→ **SET PROBLEM**
Your task is to copy the material exactly.
* begin *
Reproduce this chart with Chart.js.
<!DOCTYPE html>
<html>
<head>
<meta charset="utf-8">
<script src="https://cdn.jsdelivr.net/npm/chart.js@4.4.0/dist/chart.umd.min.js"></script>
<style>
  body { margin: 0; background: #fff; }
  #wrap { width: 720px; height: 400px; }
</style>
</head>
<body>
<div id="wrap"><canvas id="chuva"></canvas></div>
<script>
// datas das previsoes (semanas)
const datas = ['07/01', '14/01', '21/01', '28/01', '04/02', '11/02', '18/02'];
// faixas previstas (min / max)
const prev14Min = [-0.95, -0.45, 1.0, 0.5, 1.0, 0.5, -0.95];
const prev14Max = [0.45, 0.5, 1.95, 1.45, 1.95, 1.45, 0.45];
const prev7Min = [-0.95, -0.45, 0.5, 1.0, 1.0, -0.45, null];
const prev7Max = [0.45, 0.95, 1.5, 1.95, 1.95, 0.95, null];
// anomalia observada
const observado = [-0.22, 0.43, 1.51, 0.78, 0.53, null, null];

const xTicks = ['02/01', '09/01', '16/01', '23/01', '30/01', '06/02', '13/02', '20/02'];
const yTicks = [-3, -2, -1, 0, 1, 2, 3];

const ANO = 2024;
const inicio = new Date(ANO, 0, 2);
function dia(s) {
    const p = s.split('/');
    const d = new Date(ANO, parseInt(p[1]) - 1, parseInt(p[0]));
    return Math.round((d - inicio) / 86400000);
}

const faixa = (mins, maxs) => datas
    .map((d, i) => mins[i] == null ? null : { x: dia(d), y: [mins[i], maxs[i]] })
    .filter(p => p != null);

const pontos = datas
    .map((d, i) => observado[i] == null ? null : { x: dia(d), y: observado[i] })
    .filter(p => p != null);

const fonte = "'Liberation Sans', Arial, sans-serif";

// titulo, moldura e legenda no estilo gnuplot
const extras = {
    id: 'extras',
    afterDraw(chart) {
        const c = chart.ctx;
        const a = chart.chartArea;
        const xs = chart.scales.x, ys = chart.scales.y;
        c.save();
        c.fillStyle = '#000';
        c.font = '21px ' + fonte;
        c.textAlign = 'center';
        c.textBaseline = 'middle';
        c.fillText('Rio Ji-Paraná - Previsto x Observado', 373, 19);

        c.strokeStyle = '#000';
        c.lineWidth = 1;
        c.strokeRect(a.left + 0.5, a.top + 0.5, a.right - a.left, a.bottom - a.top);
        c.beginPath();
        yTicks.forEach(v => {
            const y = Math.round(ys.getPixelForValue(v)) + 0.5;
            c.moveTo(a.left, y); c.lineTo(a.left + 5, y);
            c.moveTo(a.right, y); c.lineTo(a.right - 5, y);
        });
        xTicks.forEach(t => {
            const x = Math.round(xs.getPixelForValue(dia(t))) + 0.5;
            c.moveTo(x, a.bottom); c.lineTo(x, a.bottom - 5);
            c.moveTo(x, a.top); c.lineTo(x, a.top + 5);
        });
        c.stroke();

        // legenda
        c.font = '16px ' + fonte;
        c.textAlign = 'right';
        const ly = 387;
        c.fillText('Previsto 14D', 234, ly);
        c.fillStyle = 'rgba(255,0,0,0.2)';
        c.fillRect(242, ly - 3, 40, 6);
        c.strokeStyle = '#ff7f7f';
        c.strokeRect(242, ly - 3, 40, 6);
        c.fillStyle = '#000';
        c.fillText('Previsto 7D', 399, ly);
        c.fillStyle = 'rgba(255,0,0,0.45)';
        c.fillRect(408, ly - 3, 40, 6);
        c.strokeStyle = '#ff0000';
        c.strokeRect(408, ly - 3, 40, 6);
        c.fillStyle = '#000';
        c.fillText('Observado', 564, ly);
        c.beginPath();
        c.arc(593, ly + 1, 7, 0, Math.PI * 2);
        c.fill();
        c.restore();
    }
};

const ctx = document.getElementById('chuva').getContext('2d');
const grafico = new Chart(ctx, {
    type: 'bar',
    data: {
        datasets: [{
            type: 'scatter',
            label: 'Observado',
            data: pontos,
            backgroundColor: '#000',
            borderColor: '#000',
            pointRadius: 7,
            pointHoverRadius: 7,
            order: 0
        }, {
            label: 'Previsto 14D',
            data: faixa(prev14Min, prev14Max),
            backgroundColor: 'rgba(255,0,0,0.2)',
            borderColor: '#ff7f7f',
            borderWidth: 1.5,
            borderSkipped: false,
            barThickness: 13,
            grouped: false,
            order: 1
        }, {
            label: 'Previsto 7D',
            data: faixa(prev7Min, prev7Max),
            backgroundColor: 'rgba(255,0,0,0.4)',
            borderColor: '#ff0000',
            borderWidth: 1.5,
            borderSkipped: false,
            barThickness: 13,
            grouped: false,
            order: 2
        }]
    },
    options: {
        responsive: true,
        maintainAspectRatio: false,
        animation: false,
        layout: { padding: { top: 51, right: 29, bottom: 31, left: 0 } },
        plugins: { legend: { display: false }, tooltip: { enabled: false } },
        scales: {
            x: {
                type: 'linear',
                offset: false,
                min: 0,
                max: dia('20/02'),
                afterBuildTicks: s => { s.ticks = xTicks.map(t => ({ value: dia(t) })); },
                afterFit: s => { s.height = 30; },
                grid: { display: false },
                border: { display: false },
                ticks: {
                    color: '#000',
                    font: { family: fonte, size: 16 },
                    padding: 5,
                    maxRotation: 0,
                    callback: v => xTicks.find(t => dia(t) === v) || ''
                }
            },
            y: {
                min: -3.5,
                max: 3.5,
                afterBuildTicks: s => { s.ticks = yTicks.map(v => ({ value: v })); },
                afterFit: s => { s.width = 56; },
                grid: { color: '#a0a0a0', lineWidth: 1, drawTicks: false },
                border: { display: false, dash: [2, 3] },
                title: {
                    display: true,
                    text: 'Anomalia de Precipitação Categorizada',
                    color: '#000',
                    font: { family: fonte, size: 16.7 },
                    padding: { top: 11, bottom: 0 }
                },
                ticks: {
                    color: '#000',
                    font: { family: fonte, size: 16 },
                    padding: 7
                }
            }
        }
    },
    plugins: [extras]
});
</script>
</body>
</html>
* end *
→ **THE OUTPUT**
Reproduce this chart with Chart.js.
<!DOCTYPE html>
<html>
<head>
<meta charset="utf-8">
<script src="https://cdn.jsdelivr.net/npm/chart.js@4.4.0/dist/chart.umd.min.js"></script>
<style>
  body { margin: 0; background: #fff; }
  #wrap { width: 720px; height: 400px; }
</style>
</head>
<body>
<div id="wrap"><canvas id="chuva"></canvas></div>
<script>
// datas das previsoes (semanas)
const datas = ['07/01', '14/01', '21/01', '28/01', '04/02', '11/02', '18/02'];
// faixas previstas (min / max)
const prev14Min = [-0.95, -0.45, 1.0, 0.5, 1.0, 0.5, -0.95];
const prev14Max = [0.45, 0.5, 1.95, 1.45, 1.95, 1.45, 0.45];
const prev7Min = [-0.95, -0.45, 0.5, 1.0, 1.0, -0.45, null];
const prev7Max = [0.45, 0.95, 1.5, 1.95, 1.95, 0.95, null];
// anomalia observada
const observado = [-0.22, 0.43, 1.51, 0.78, 0.53, null, null];

const xTicks = ['02/01', '09/01', '16/01', '23/01', '30/01', '06/02', '13/02', '20/02'];
const yTicks = [-3, -2, -1, 0, 1, 2, 3];

const ANO = 2024;
const inicio = new Date(ANO, 0, 2);
function dia(s) {
    const p = s.split('/');
    const d = new Date(ANO, parseInt(p[1]) - 1, parseInt(p[0]));
    return Math.round((d - inicio) / 86400000);
}

const faixa = (mins, maxs) => datas
    .map((d, i) => mins[i] == null ? null : { x: dia(d), y: [mins[i], maxs[i]] })
    .filter(p => p != null);

const pontos = datas
    .map((d, i) => observado[i] == null ? null : { x: dia(d), y: observado[i] })
    .filter(p => p != null);

const fonte = "'Liberation Sans', Arial, sans-serif";

// titulo, moldura e legenda no estilo gnuplot
const extras = {
    id: 'extras',
    afterDraw(chart) {
        const c = chart.ctx;
        const a = chart.chartArea;
        const xs = chart.scales.x, ys = chart.scales.y;
        c.save();
        c.fillStyle = '#000';
        c.font = '21px ' + fonte;
        c.textAlign = 'center';
        c.textBaseline = 'middle';
        c.fillText('Rio Ji-Paraná - Previsto x Observado', 373, 19);

        c.strokeStyle = '#000';
        c.lineWidth = 1;
        c.strokeRect(a.left + 0.5, a.top + 0.5, a.right - a.left, a.bottom - a.top);
        c.beginPath();
        yTicks.forEach(v => {
            const y = Math.round(ys.getPixelForValue(v)) + 0.5;
            c.moveTo(a.left, y); c.lineTo(a.left + 5, y);
            c.moveTo(a.right, y); c.lineTo(a.right - 5, y);
        });
        xTicks.forEach(t => {
            const x = Math.round(xs.getPixelForValue(dia(t))) + 0.5;
            c.moveTo(x, a.bottom); c.lineTo(x, a.bottom - 5);
            c.moveTo(x, a.top); c.lineTo(x, a.top + 5);
        });
        c.stroke();

        // legenda
        c.font = '16px ' + fonte;
        c.textAlign = 'right';
        const ly = 387;
        c.fillText('Previsto 14D', 234, ly);
        c.fillStyle = 'rgba(255,0,0,0.2)';
        c.fillRect(242, ly - 3, 40, 6);
        c.strokeStyle = '#ff7f7f';
        c.strokeRect(242, ly - 3, 40, 6);
        c.fillStyle = '#000';
        c.fillText('Previsto 7D', 399, ly);
        c.fillStyle = 'rgba(255,0,0,0.45)';
        c.fillRect(408, ly - 3, 40, 6);
        c.strokeStyle = '#ff0000';
        c.strokeRect(408, ly - 3, 40, 6);
        c.fillStyle = '#000';
        c.fillText('Observado', 564, ly);
        c.beginPath();
        c.arc(593, ly + 1, 7, 0, Math.PI * 2);
        c.fill();
        c.restore();
    }
};

const ctx = document.getElementById('chuva').getContext('2d');
const grafico = new Chart(ctx, {
    type: 'bar',
    data: {
        datasets: [{
            type: 'scatter',
            label: 'Observado',
            data: pontos,
            backgroundColor: '#000',
            borderColor: '#000',
            pointRadius: 7,
            pointHoverRadius: 7,
            order: 0
        }, {
            label: 'Previsto 14D',
            data: faixa(prev14Min, prev14Max),
            backgroundColor: 'rgba(255,0,0,0.2)',
            borderColor: '#ff7f7f',
            borderWidth: 1.5,
            borderSkipped: false,
            barThickness: 13,
            grouped: false,
            order: 1
        }, {
            label: 'Previsto 7D',
            data: faixa(prev7Min, prev7Max),
            backgroundColor: 'rgba(255,0,0,0.4)',
            borderColor: '#ff0000',
            borderWidth: 1.5,
            borderSkipped: false,
            barThickness: 13,
            grouped: false,
            order: 2
        }]
    },
    options: {
        responsive: true,
        maintainAspectRatio: false,
        animation: false,
        layout: { padding: { top: 51, right: 29, bottom: 31, left: 0 } },
        plugins: { legend: { display: false }, tooltip: { enabled: false } },
        scales: {
            x: {
                type: 'linear',
                offset: false,
                min: 0,
                max: dia('20/02'),
                afterBuildTicks: s => { s.ticks = xTicks.map(t => ({ value: dia(t) })); },
                afterFit: s => { s.height = 30; },
                grid: { display: false },
                border: { display: false },
                ticks: {
                    color: '#000',
                    font: { family: fonte, size: 16 },
                    padding: 5,
                    maxRotation: 0,
                    callback: v => xTicks.find(t => dia(t) === v) || ''
                }
            },
            y: {
                min: -3.5,
                max: 3.5,
                afterBuildTicks: s => { s.ticks = yTicks.map(v => ({ value: v })); },
                afterFit: s => { s.width = 56; },
                grid: { color: '#a0a0a0', lineWidth: 1, drawTicks: false },
                border: { display: false, dash: [2, 3] },
                title: {
                    display: true,
                    text: 'Anomalia de Precipitação Categorizada',
                    color: '#000',
                    font: { family: fonte, size: 16.7 },
                    padding: { top: 11, bottom: 0 }
                },
                ticks: {
                    color: '#000',
                    font: { family: fonte, size: 16 },
                    padding: 7
                }
            }
        }
    },
    plugins: [extras]
});
</script>
</body>
</html>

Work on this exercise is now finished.